Microsoft conceded to 20 European Union areas of concern, in a letter sent to the EU last week, in regard to the EU executive’s order that the Redmond, Washington, software empire share data with rival server makers.
“We are studying it carefully,” said European Commission spokesman Jonathan Todd to reporters, after confirming they received the Microsoft letter on March 31.
The European Commission, which oversees competition in the EU, held Microsoft guilty of abusing Windows’s near-monopoly on operating systems “to crush competition,” and ordered Microsoft to disclose protocols to makers of work-group servers, or computers used to run printers and access files, according to published reports.

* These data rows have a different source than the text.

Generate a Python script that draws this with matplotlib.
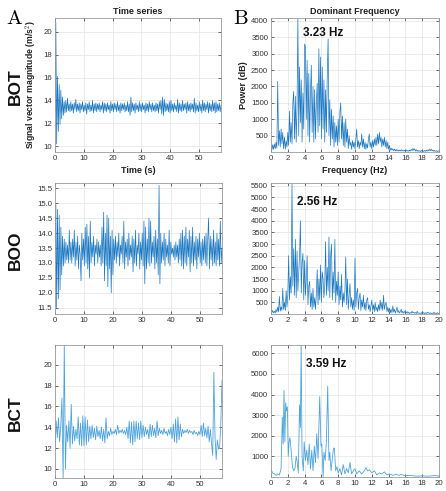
import numpy as np
import matplotlib
matplotlib.use("Agg")
import matplotlib.pyplot as plt

plt.rcParams['font.family'] = ['Liberation Sans', 'DejaVu Sans']
plt.rcParams['mathtext.fontset'] = 'cm'

# ---------------- data ----------------
row_labels = ["BOT", "BOO", "BCT"]
peak_labels = ["3.23 Hz", "2.56 Hz", "3.59 Hz"]

bot_time_vals = [
    13.0, 20.8, 10.2, 16.1, 11.3, 15.4, 11.9, 14.9, 12.4, 14.3, 12.7, 13.9, 12.9, 14.0, 13.0, 14.2, 13.1, 13.7, 13.0, 13.9,
    13.1, 13.7, 12.9, 13.8, 13.2, 14.1, 13.0, 13.7, 13.1, 13.8, 12.9, 13.7, 13.2, 13.9, 13.0, 13.6, 13.1, 13.8, 12.8, 13.7,
    13.2, 13.9, 13.0, 13.6, 13.1, 14.0, 12.9, 13.7, 13.1, 13.8, 13.0, 13.7, 13.2, 13.8, 13.0, 13.6, 13.2, 13.9, 12.9, 13.8,
    13.1, 13.7, 13.0, 13.8, 13.2, 13.6, 12.9, 13.9, 13.1, 13.7, 13.0, 13.8, 13.2, 13.7, 13.0, 13.9, 13.1, 13.6, 12.9, 13.8,
    13.1, 13.7, 13.2, 13.8, 13.0, 13.6, 13.1, 13.9, 13.0, 13.7, 12.7, 14.3, 13.0, 13.8, 13.1, 13.7, 12.9, 13.8, 13.2, 13.6,
    13.0, 13.9, 13.1, 13.7, 13.0, 13.8, 13.2, 13.6, 12.9, 13.8, 13.1, 13.7, 13.0, 13.9, 13.2, 13.7, 13.0, 13.8, 13.1, 13.6,
    13.0, 13.8, 13.1, 13.7, 12.9, 13.9, 13.2, 14.0, 12.8, 14.3, 12.7, 14.1, 13.0, 13.8, 13.1, 13.7, 13.0, 13.9, 12.9, 14.0,
    13.1, 13.7, 13.0, 13.8, 13.2, 13.6, 13.0, 14.1, 12.9, 13.8, 13.1, 13.7, 13.0, 14.0, 13.1, 13.7, 13.2, 13.8, 12.9, 13.9,
    13.1, 13.7, 13.0, 13.8, 13.2, 13.7, 13.0, 14.2, 12.9, 13.8, 13.1, 13.6, 13.0, 13.9, 13.1, 13.7, 12.9, 14.0, 13.1, 13.8,
    13.0, 13.7, 13.2, 13.9, 12.9, 13.8, 13.1, 13.7, 13.0, 14.0, 13.1, 13.8, 12.9, 13.9, 13.0, 13.7, 13.1, 13.8, 13.0, 13.6,
]

boo_time_vals = [
    13.2, 15.0, 11.5, 14.8, 11.8, 14.6, 12.1, 14.2, 12.6, 13.9, 12.9, 13.8, 13.0, 13.7, 13.1, 13.6, 13.0, 14.1, 13.1, 13.7,
    13.0, 13.8, 13.2, 14.1, 12.9, 13.7, 13.1, 13.9, 12.8, 13.6, 13.3, 12.4, 14.0, 13.1, 13.8, 12.9, 14.2, 13.0, 14.3, 12.8,
    13.9, 12.5, 14.4, 13.0, 13.7, 13.2, 13.9, 12.9, 13.6, 13.3, 13.8, 13.0, 13.7, 13.2, 13.6, 12.9, 14.2, 13.0, 14.7, 12.4,
    14.0, 12.9, 14.6, 12.2, 14.5, 12.8, 13.9, 12.0, 14.1, 12.6, 13.8, 13.1, 13.9, 13.0, 13.7, 13.2, 14.0, 12.9, 13.6, 13.3,
    13.9, 13.0, 14.4, 12.8, 13.7, 13.2, 13.8, 12.9, 14.0, 13.1, 13.6, 13.2, 13.9, 12.7, 13.8, 13.0, 14.1, 12.9, 13.6, 13.3,
    14.0, 12.8, 13.7, 13.1, 14.0, 12.9, 14.4, 12.3, 14.2, 12.8, 13.8, 13.0, 14.5, 12.9, 14.4, 13.0, 13.7, 13.2, 13.9, 12.8,
    14.1, 13.0, 13.8, 12.6, 15.6, 12.3, 14.0, 13.0, 13.7, 13.1, 14.0, 12.9, 13.8, 13.2, 13.6, 13.0, 14.1, 12.9, 13.7, 13.3,
    13.5, 13.2, 13.6, 13.1, 13.7, 13.2, 13.6, 13.0, 13.8, 13.1, 14.0, 12.9, 14.1, 12.8, 13.9, 13.0, 14.2, 12.9, 13.8, 13.2,
    14.1, 12.7, 13.9, 13.0, 14.2, 12.9, 13.7, 13.1, 13.9, 12.8, 13.8, 13.2, 14.0, 13.0, 13.7, 12.9, 13.8, 13.1, 13.9, 13.0,
    14.0, 12.9, 13.8, 14.5, 12.8, 13.9, 13.1, 13.8, 12.9, 14.1, 13.0, 13.7, 12.9, 14.0, 13.1, 13.8, 12.9, 14.4, 13.0, 13.5,
]

bct_time_vals = [
    12.1, 14.6, 13.0, 14.9, 12.6, 14.2, 16.8, 9.1, 21.9, 10.0,
    14.2, 12.6, 14.6, 12.0, 16.2, 12.4, 14.1, 12.7, 13.8, 12.9,
    15.0, 12.3, 14.4, 12.2, 15.1, 12.2, 15.0, 12.3, 14.7, 12.6,
    14.1, 12.9, 14.2, 13.0, 13.9, 12.8, 14.1, 13.1, 13.7, 12.9,
    14.0, 12.7, 13.8, 12.5, 14.9, 12.9, 13.6, 13.2, 13.9, 13.3,
    13.6, 13.4, 13.8, 13.3, 14.2, 13.4, 13.7, 13.5, 13.8, 13.4,
    13.7, 13.3, 14.0, 12.9, 14.6, 12.5, 14.5, 12.3, 14.6, 12.6,
    14.6, 12.9, 14.4, 12.8, 14.6, 13.0, 14.2, 13.1, 14.0, 13.3,
    13.8, 12.9, 14.3, 13.1, 14.2, 13.2, 13.9, 13.0, 14.6, 13.2,
    13.9, 13.4, 13.7, 13.3, 13.9, 13.4, 13.6, 13.2, 13.8, 13.3,
    14.0, 12.9, 14.3, 12.6, 14.8, 12.5, 15.0, 12.8, 14.3, 13.1,
    13.8, 13.4, 13.7, 13.5, 13.8, 13.4, 13.7, 13.5, 13.6, 13.3,
    13.7, 13.4, 13.5, 13.2, 13.6, 13.3, 14.2, 13.1, 14.4, 13.2,
    13.9, 13.0, 14.1, 12.6, 13.8, 12.4, 11.3, 19.3, 13.0, 10.9,
    12.8, 11.9, 12.1, 14.5, 18.5,
]

bot_power = [
    150, 60, 220, 80, 250, 100, 300, 120, 2150, 200,
    650, 150, 700, 250, 600, 100, 450, 80, 350, 150,
    600, 200, 1250, 300, 900, 250, 1500, 1850, 400, 1700,
    300, 1400, 4050, 500, 2600, 900, 2200, 300, 1800, 700,
    3300, 3200, 1000, 2800, 500, 2400, 300, 1800, 2650, 600,
    2000, 300, 1900, 400, 1500, 2100, 600, 3150, 800, 2900,
    400, 2600, 700, 2200, 300, 1900, 600, 2400, 3450, 500,
    1600, 200, 1300, 400, 1100, 150, 900, 300, 800, 200,
    1000, 300, 1200, 1500, 400, 1100, 200, 900, 150, 1000,
    300, 700, 100, 500, 200, 300, 80, 350, 150, 300,
    100, 400, 700, 150, 350, 100, 300, 200, 550, 150,
    400, 100, 300, 80, 250, 120, 400, 550, 150, 300,
    100, 350, 150, 400, 200, 450, 200, 550, 250, 600,
    300, 450, 150, 400, 200, 450, 150, 350, 100, 300,
    80, 200, 60, 120, 50, 100, 40, 90, 30, 80,
    30, 70, 25, 60, 30, 70, 25, 60, 30, 50,
    20, 60, 25, 50, 20, 60, 30, 80, 40, 110,
    50, 100, 30, 70, 20, 50, 20, 40, 15, 50,
    20, 40, 15, 50, 20, 60, 25, 70, 30, 90,
    40, 80, 30, 60, 20, 50, 20, 40, 15, 40,
    20,
]

boo_power = [
    900, 60, 150, 50, 120, 40, 200, 80, 300, 100,
    750, 120, 300, 150, 1100, 200, 500, 150, 1000, 300,
    800, 2500, 600, 1600, 900, 5600, 1200, 2800, 800, 3200,
    700, 2700, 1000, 1800, 2500, 4000, 900, 2200, 2600, 600,
    2300, 800, 1500, 2500, 400, 1200, 1400, 300, 900, 200,
    1100, 300, 700, 200, 900, 1900, 400, 1500, 600, 2100,
    500, 1800, 1500, 700, 1200, 3100, 800, 2000, 1000, 3300,
    700, 2500, 3000, 600, 1800, 900, 3200, 500, 1400, 800,
    1800, 400, 1200, 600, 1700, 300, 900, 500, 1000, 2450,
    400, 1500, 200, 800, 1300, 300, 700, 200, 600, 150,
    2400, 300, 900, 1100, 200, 700, 900, 150, 600, 300,
    800, 200, 500, 150, 600, 700, 200, 400, 100, 350,
    600, 150, 400, 100, 500, 150, 300, 100, 400, 150,
    600, 200, 500, 150, 800, 200, 400, 500, 100, 300,
    80, 250, 60, 200, 50, 350, 80, 200, 40, 150,
    300, 60, 150, 40, 100, 200, 50, 120, 30, 100,
    150, 40, 100, 30, 80, 20, 60, 30, 120, 40,
    80, 30, 60, 20, 120, 30, 50, 20, 40, 20,
    100, 30, 60, 20, 50, 20, 80, 30, 60, 20,
    50, 20, 40, 15, 80, 20, 40, 15, 60, 20,
    30,
]

bct_freq = [0.0, 0.2, 0.4, 0.6, 0.8, 1.0, 1.2, 1.35, 1.45, 1.55, 1.65, 1.75, 1.85, 1.95,
            2.05, 2.15, 2.25, 2.4, 2.55, 2.7, 2.85, 3.0, 3.1, 3.25, 3.4, 3.5, 3.59, 3.7,
            3.85, 3.95, 4.1, 4.25, 4.4, 4.55, 4.7, 4.85, 5.0, 5.15, 5.3, 5.45, 5.6, 5.8,
            5.95, 6.05, 6.2, 6.3, 6.45, 6.6, 6.75, 6.9, 7.0, 7.15, 7.3, 7.45, 7.55, 7.7,
            7.85, 8.0, 8.2, 8.4, 8.6, 8.8, 9.0, 9.2, 9.4, 9.6, 9.8, 10.0, 10.2, 10.5,
            10.8, 11.1, 11.3, 11.5, 11.7, 12.0, 12.3, 12.6, 12.9, 13.2, 13.5, 13.8, 14.1,
            14.5, 14.9, 15.2, 15.5, 16.0, 16.5, 17.0, 17.5, 18.0, 18.5, 19.0, 19.5, 20.0]
bct_power = [350, 200, 150, 80, 150, 100, 400, 2900, 1600, 4200, 1700, 3600, 3200, 3400,
             1000, 1700, 1900, 1300, 500, 300, 400, 1000, 800, 200, 3500, 2400, 6400, 1000,
             300, 1700, 800, 1300, 600, 1600, 400, 1300, 300, 1500, 700, 2100, 900, 3900,
             1500, 1600, 0, 1200, 800, 1800, 4400, 800, 1200, 300, 900, 1400, 1400, 300,
             500, 200, 400, 100, 600, 150, 400, 200, 700, 150, 300, 400, 150, 300,
             150, 300, 450, 300, 350, 200, 300, 100, 200, 150, 250, 100, 150,
             80, 130, 80, 120, 60, 80, 50, 40, 60, 40, 50, 70, 40]

peak_freqs = [3.23, 2.56, 3.59]

# ---------------- figure ----------------
W, H = 446, 491
fig = plt.figure(figsize=(W / 100, H / 100), dpi=100)

def ax_at(l, t, r, b):
    return fig.add_axes([l / W, 1 - b / H, (r - l) / W, (b - t) / H])

tick_color = '#333333'
spine_color = '#9a9a9a'
line_dense = '#1a78c2'
line_light = '#4ca3dd'
sans = ['Liberation Sans', 'DejaVu Sans']

def style(ax):
    ax.tick_params(direction='in', length=2, width=0.5, labelsize=5.6,
                   colors=tick_color, pad=2, top=True, right=True)
    for s in ax.spines.values():
        s.set_color(spine_color)
        s.set_linewidth(0.6)
    ax.grid(True, color='#e3e3e3', linewidth=0.5)
    ax.set_axisbelow(True)

boxes_t = [(55, 18, 221, 152), (55, 183, 222, 314), (55, 345, 222, 478)]
boxes_f = [(271, 18, 439, 152), (271, 183, 439, 314), (271, 345, 439, 477)]

time_series = [bot_time_vals, boo_time_vals, bct_time_vals]
ylims_t = [(9.5, 21.2), (11.29, 15.68), (9.13, 21.9)]
yticks_t = [np.arange(10, 21, 2), np.arange(11.5, 15.51, 0.5), np.arange(10, 21, 2)]

spec_x = [np.arange(len(bot_power)) * 0.1, np.arange(len(boo_power)) * 0.1, np.array(bct_freq)]
spec_y = [bot_power, boo_power, bct_power]
ylims_f = [(0, 4090), (0, 5615), (0, 6400)]
yticks_f = [np.arange(500, 4001, 500), np.arange(500, 5501, 500), np.arange(1000, 6001, 1000)]
label_y = [3640, 4800, 5490]

for i in range(3):
    # time series
    ax = ax_at(*boxes_t[i])
    vals = time_series[i]
    t = np.linspace(0, 57.6, len(vals))
    col = line_light if i == 2 else line_dense
    ax.plot(t, vals, color=col, linewidth=0.5 if i < 2 else 0.6)
    ax.set_xlim(0, 57.6)
    ax.set_ylim(*ylims_t[i])
    ax.set_xticks(np.arange(0, 51, 10))
    ax.set_yticks(yticks_t[i])
    if i == 1:
        ax.set_yticklabels([f"{v:.1f}" for v in yticks_t[i]])
    style(ax)
    if i == 0:
        ax.set_title("Time series", fontsize=6.5, fontweight='bold', pad=3, color='#222222')
        ax.set_ylabel("Signal vector magnitude (m/s$^2$)", fontsize=6.2, fontweight='bold',
                      labelpad=3, color='#222222')
        ax.set_xlabel("Time (s)", fontsize=6.5, fontweight='bold', labelpad=3, color='#222222')
    cy = (boxes_t[i][1] + boxes_t[i][3]) / 2 + 2
    fig.text(15 / W, 1 - cy / H, row_labels[i], rotation=90, fontsize=12.5,
             fontweight='bold', family=sans, ha='center', va='center', color='#111111')

    # spectrum
    ax2 = ax_at(*boxes_f[i])
    ax2.plot(spec_x[i], spec_y[i], color=col, linewidth=0.5 if i < 2 else 0.6)
    ax2.set_xlim(0, 20)
    ax2.set_ylim(*ylims_f[i])
    ax2.set_xticks(np.arange(0, 21, 2))
    ax2.set_yticks(yticks_f[i])
    style(ax2)
    ax2.text(peak_freqs[i] + 0.55, label_y[i], peak_labels[i], fontsize=8.5,
             fontweight='bold', family=sans, ha='left', va='center', color='#111111')
    if i == 0:
        ax2.set_title("Dominant Frequency", fontsize=6.5, fontweight='bold', pad=3, color='#222222')
        ax2.set_ylabel("Power (dB)", fontsize=6.5, fontweight='bold', labelpad=2, color='#222222')
        ax2.set_xlabel("Frequency (Hz)", fontsize=6.5, fontweight='bold', labelpad=3, color='#222222')

fig.text(14 / W, 1 - 18 / H, r"$\mathrm{A}$", fontsize=15, ha='center', va='center')
fig.text(241 / W, 1 - 18 / H, r"$\mathrm{B}$", fontsize=15, ha='center', va='center')

fig.savefig("out.png", dpi=100, facecolor='white')
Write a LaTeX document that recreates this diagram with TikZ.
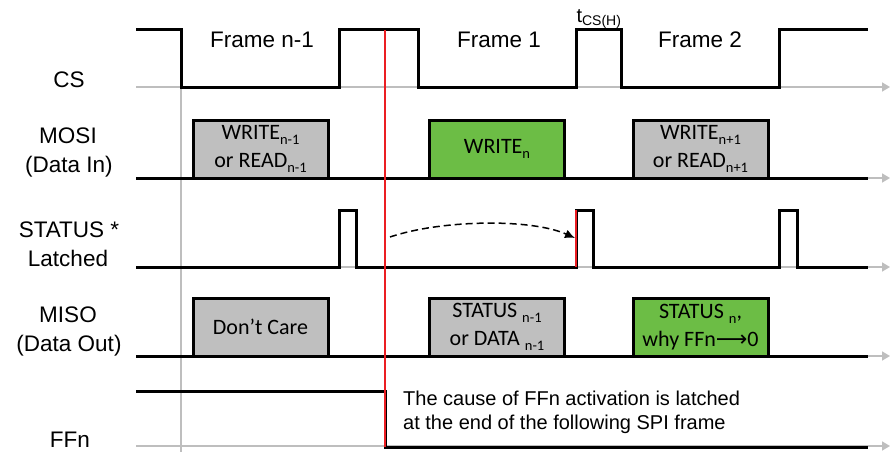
\documentclass[tikz,border=0pt]{standalone}
\usepackage{fontspec}
\setmainfont{Liberation Sans}
\newfontfamily\boxfont{Carlito}
\newfontfamily\arrowfont{DejaVu Sans}
\usetikzlibrary{arrows.meta}
\definecolor{axisgray}{RGB}{190,190,190}
\definecolor{boxgray}{RGB}{191,191,191}
\definecolor{boxgreen}{RGB}{108,189,69}
\definecolor{markred}{RGB}{235,30,35}
\newcommand\sbx[1]{\raisebox{-0.22em}{\fontsize{14.5}{15}\selectfont #1}}
\begin{document}
\begin{tikzpicture}[x=1pt,y=-1pt,
  axis/.style={draw=axisgray,line width=1.5pt,-{Triangle[length=8pt,width=9pt]}},
  wave/.style={draw=black,line width=3pt,miter limit=10},
  redmark/.style={draw=markred,line width=2.1pt},
  lbl/.style={anchor=base,inner sep=0pt,font=\fontsize{22.5}{26}\selectfont},
  framelbl/.style={anchor=base,inner sep=0pt,font=\fontsize{22.5}{26}\selectfont},
  databox/.style={draw=black,line width=3pt,minimum width=135pt,minimum height=58pt,
    inner sep=0pt,align=center,font=\boxfont\fontsize{22}{28}\selectfont},
  note/.style={anchor=north west,inner sep=0pt,align=left,font=\fontsize{20}{23.5}\selectfont}]
\useasboundingbox (0,0) rectangle (891,452);
\fill[white] (0,0) rectangle (891,452);
% axes
\foreach \yy in {87,178,267,356,446} \draw[axis] (136,\yy) -- (890,\yy);
\draw[draw=axisgray,line width=1.5pt] (181,87) -- (181,452);
% waveforms
\draw[wave] (136,30) -| (181,87) -| (339,30) -| (418,87) -| (576,30) -| (621,87) -| (779,30) -- (868,30);
\draw[wave] (136,178) -- (868,178);
\draw[wave] (136,267) -| (339,210) -| (356,267) -| (576,210) -| (593,267) -| (779,210) -| (797,267) -- (868,267);
\draw[wave] (136,356) -- (868,356);
\draw[wave] (136,391) -| (385,447) -- (868,447);
% boxes
\node[databox,fill=boxgray] (w1) at (260.5,149) {WRITE\sbx{n-1}\\or READ\sbx{n-1}};
\node[databox,fill=boxgreen] (w2) at (497,149) {WRITE\sbx{n}};
\node[databox,fill=boxgray] (w3) at (700.5,149) {WRITE\sbx{n+1}\\or READ\sbx{n+1}};
\node[databox,fill=boxgray] (m1) at (260.5,327) {Don’t Care};
\node[databox,fill=boxgray] (m2) at (497,327) {STATUS \sbx{n-1}\\or DATA \sbx{n-1}};
\node[databox,fill=boxgreen] (m3) at (700.5,327) {STATUS \sbx{n},\\why FFn{\arrowfont ⟶}0};
% red markers
\draw[redmark] (385,30) -- (385,447);
\draw[redmark] (576,210) -- (576,267);
% dashed arrow
\coordinate (ds) at (390,237);
\coordinate (de) at (575,238);
\draw[dash pattern=on 7pt off 4pt,line width=1.5pt,-{Latex[length=10pt,width=9pt]}] (ds) .. controls (440,220) and (530,218) .. (de);
% labels
\node[lbl] (lcs) at (69,87) {CS};
\node[lbl] (lmosi) at (68,143) {MOSI};
\node[lbl] (lmosi2) at (69,172) {(Data In)};
\node[lbl] (lst) at (69,237) {STATUS *};
\node[lbl] (lst2) at (68,266) {Latched};
\node[lbl] (lmiso) at (68,322) {MISO};
\node[lbl] (lmiso2) at (69,351) {(Data Out)};
\node[lbl] (lffn) at (70,447) {FFn};
\node[framelbl] (f0) at (262,48) {Frame n-1};
\node[framelbl] (f1) at (499,48) {Frame 1};
\node[framelbl] (f2) at (700,48) {Frame 2};
\node[anchor=base,inner sep=0pt,font=\fontsize{20}{24}\selectfont] (tcs) at (599,22.5) {t\textsubscript{CS(H)}};
\node[note] (nt) at (403,391) {The cause of FFn activation is latched\\at the end of the following SPI frame};
\end{tikzpicture}
\end{document}
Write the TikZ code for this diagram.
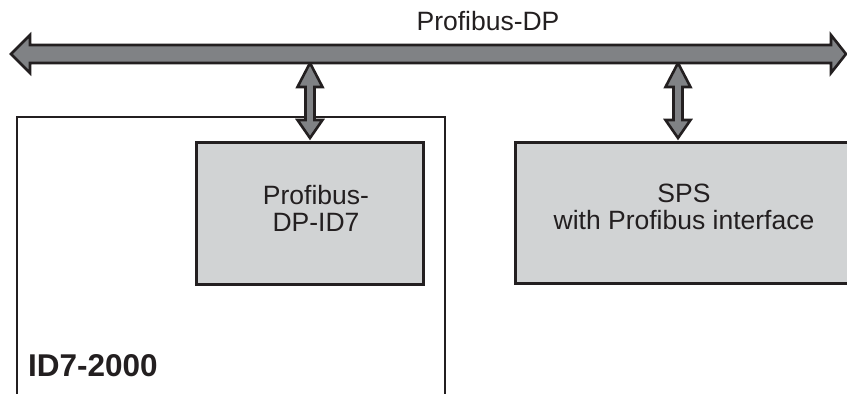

Microsoft proposed to extend evaluation periods for potential licensees, lower evaluation fees, offer custom versions to customers who do not want the all-in-one kind of licensing, and charge lower, more flexible royalties while distributing protocols astride open source programs without giving up its own intellectual property secrets, the reports said.
"Of the 26 areas where the Commission had concerns,” said an unidentified Microsoft spokesman to reporters April 4, “we have accepted and offered proposals to address the concerns on 20 of these issues. Of the six that remain, Microsoft also feels it has made significant progress but on those it will be a matter of working through them with the Commission as soon as possible."
The EC also slapped Microsoft with a $640 million fine in 2004 and ordered it to make a version of Windows that does not include the Windows Media Player audiovisual program.
The Commission, which polices competition in the European Union, also last year levied a record fine of $640 million (500 million euros) on Microsoft, and ordered it to make a version of Windows without its Media Player audiovisual software.